Exercise aim
Copy verbatim the block of lines in the entries below whose first line contains "Recreate this image" and whose last line contains "Chart.register(...registerables);". Leave out all other lines.

-- Start of Exercise inputs --

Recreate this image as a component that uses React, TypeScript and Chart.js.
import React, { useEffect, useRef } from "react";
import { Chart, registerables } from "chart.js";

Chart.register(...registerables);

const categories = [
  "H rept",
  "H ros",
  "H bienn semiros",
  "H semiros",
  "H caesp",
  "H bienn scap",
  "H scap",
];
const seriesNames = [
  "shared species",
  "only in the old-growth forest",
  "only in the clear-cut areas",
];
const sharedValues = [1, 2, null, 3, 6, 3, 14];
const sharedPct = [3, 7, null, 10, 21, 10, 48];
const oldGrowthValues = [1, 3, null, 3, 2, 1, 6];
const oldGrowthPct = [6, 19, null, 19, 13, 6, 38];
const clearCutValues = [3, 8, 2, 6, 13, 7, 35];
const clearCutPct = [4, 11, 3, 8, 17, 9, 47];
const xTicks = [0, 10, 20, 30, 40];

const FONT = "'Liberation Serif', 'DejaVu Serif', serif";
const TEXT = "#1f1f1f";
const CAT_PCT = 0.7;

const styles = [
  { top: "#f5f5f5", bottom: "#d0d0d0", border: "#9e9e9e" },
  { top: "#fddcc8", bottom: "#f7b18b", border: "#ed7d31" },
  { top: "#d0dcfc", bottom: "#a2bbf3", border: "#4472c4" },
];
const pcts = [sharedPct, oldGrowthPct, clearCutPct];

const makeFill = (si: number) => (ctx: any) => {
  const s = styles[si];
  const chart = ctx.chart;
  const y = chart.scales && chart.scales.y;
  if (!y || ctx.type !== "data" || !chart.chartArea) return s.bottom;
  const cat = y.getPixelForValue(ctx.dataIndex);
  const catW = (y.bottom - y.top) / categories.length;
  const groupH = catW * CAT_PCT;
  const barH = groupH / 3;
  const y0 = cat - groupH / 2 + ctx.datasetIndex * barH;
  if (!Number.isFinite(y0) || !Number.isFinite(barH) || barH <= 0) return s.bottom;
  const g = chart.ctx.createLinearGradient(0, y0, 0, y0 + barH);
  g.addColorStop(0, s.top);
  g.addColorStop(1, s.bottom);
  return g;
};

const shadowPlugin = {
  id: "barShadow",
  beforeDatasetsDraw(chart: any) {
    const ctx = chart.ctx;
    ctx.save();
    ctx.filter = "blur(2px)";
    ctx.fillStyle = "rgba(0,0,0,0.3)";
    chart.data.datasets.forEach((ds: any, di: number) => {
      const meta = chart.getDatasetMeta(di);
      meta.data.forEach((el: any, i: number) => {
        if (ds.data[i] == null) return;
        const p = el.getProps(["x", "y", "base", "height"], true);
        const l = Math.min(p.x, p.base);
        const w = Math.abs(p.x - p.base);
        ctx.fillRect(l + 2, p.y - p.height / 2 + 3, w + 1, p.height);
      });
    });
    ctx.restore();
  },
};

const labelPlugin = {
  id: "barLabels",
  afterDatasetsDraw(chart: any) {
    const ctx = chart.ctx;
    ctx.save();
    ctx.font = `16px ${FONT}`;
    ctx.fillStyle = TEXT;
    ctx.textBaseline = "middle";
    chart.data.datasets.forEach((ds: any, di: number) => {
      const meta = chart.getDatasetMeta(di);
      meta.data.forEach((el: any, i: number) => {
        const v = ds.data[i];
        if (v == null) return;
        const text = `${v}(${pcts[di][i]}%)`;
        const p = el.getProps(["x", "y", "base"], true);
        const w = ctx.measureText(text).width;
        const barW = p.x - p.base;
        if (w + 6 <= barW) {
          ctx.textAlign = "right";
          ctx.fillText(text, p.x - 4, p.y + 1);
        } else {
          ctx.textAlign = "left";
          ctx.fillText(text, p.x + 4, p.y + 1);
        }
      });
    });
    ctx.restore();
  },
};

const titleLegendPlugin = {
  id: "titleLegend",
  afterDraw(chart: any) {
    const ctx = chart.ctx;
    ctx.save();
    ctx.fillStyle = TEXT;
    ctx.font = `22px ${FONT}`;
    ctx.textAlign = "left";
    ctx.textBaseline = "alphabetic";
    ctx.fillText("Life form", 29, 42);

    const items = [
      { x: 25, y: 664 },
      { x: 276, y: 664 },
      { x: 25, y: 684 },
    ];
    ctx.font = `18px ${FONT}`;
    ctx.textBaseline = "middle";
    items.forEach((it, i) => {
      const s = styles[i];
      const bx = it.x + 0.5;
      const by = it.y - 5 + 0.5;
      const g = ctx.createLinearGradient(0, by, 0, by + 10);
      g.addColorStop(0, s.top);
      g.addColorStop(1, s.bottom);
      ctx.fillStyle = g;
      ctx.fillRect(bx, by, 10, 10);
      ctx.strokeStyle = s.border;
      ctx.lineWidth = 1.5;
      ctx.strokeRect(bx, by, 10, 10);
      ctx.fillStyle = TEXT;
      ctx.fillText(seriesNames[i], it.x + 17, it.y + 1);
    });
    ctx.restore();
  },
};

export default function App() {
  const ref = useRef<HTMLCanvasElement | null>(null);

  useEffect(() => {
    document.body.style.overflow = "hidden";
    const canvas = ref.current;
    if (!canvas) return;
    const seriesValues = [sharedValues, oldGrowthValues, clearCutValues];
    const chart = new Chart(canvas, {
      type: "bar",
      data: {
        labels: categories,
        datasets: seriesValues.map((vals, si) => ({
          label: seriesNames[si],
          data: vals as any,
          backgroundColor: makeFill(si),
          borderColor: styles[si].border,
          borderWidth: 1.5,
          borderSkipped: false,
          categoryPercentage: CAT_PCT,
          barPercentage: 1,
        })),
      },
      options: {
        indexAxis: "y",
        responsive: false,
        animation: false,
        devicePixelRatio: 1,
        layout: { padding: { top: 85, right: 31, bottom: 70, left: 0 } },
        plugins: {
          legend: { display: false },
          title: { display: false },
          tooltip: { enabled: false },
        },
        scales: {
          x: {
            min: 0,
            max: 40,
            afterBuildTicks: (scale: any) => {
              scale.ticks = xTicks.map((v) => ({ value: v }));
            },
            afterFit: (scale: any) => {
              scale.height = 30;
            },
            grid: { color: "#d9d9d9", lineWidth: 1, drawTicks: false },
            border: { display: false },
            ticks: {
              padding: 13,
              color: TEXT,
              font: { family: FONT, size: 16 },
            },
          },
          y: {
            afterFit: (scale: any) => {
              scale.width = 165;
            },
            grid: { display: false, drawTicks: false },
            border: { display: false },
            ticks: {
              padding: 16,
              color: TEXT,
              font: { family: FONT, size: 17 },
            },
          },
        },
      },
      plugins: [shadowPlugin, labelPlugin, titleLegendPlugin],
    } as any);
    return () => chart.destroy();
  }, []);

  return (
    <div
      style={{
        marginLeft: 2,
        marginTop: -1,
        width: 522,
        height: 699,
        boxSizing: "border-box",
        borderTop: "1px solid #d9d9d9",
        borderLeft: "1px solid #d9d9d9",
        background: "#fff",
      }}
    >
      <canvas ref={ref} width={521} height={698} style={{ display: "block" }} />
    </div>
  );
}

-- End of Exercise inputs --
-- Start of Exercise inputs --

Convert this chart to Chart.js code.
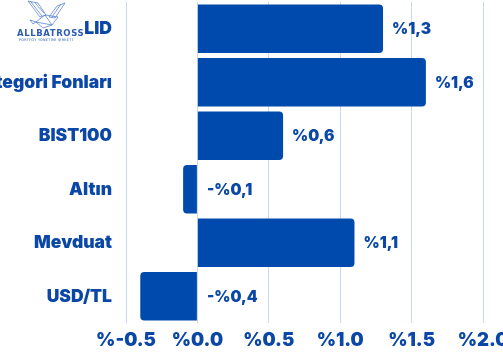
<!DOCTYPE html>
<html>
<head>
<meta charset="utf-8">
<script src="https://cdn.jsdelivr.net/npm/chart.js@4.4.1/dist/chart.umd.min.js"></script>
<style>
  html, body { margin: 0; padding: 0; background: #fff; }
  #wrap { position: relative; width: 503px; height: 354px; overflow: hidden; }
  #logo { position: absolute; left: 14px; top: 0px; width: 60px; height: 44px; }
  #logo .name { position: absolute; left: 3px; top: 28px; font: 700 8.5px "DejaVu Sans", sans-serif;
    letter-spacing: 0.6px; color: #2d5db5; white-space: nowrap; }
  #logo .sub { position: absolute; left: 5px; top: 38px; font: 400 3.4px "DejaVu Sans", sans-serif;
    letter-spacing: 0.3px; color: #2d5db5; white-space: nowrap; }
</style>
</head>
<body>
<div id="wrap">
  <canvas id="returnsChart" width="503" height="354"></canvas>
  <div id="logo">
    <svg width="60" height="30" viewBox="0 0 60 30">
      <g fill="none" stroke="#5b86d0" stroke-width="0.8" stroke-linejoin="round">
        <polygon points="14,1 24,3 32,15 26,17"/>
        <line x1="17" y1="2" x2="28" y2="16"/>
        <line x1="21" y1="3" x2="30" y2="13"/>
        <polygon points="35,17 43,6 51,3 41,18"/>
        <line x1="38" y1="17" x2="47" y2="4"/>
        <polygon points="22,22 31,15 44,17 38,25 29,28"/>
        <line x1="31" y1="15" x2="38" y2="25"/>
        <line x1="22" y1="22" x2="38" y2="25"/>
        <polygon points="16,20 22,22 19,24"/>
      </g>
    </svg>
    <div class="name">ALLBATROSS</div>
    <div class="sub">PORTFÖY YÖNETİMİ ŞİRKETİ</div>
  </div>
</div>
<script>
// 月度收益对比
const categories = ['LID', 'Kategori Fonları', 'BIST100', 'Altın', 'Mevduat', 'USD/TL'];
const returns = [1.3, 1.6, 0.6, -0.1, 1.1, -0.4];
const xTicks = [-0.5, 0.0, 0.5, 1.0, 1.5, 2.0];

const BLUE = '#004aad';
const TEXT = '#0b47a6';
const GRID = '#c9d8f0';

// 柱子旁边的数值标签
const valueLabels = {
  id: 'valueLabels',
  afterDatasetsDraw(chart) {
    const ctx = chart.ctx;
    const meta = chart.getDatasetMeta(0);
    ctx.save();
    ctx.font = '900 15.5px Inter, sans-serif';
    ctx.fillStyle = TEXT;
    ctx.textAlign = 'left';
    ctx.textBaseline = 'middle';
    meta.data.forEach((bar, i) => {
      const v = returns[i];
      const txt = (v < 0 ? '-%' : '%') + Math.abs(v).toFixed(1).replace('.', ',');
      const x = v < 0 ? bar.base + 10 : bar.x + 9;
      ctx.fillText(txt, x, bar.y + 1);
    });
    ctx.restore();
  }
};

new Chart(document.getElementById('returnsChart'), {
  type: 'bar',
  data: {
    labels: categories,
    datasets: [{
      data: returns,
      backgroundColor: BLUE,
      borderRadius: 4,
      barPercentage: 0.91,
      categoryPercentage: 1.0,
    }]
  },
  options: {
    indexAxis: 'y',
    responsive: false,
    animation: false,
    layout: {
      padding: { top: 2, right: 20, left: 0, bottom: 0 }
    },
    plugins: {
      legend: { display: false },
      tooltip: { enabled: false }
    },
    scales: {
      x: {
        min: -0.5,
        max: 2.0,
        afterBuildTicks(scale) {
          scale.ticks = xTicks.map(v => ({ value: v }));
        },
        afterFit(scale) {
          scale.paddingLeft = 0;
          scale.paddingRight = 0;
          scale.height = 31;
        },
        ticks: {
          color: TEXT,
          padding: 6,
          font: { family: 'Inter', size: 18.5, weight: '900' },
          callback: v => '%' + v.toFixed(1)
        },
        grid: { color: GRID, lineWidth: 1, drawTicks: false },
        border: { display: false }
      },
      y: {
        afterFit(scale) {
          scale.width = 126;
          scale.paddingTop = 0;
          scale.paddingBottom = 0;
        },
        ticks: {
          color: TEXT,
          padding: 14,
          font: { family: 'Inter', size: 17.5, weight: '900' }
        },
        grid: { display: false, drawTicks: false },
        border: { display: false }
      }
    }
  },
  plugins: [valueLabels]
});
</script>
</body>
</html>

-- End of Exercise inputs --

Reply to the task
Recreate this image as a component that uses React, TypeScript and Chart.js.
import React, { useEffect, useRef } from "react";
import { Chart, registerables } from "chart.js";

Chart.register(...registerables);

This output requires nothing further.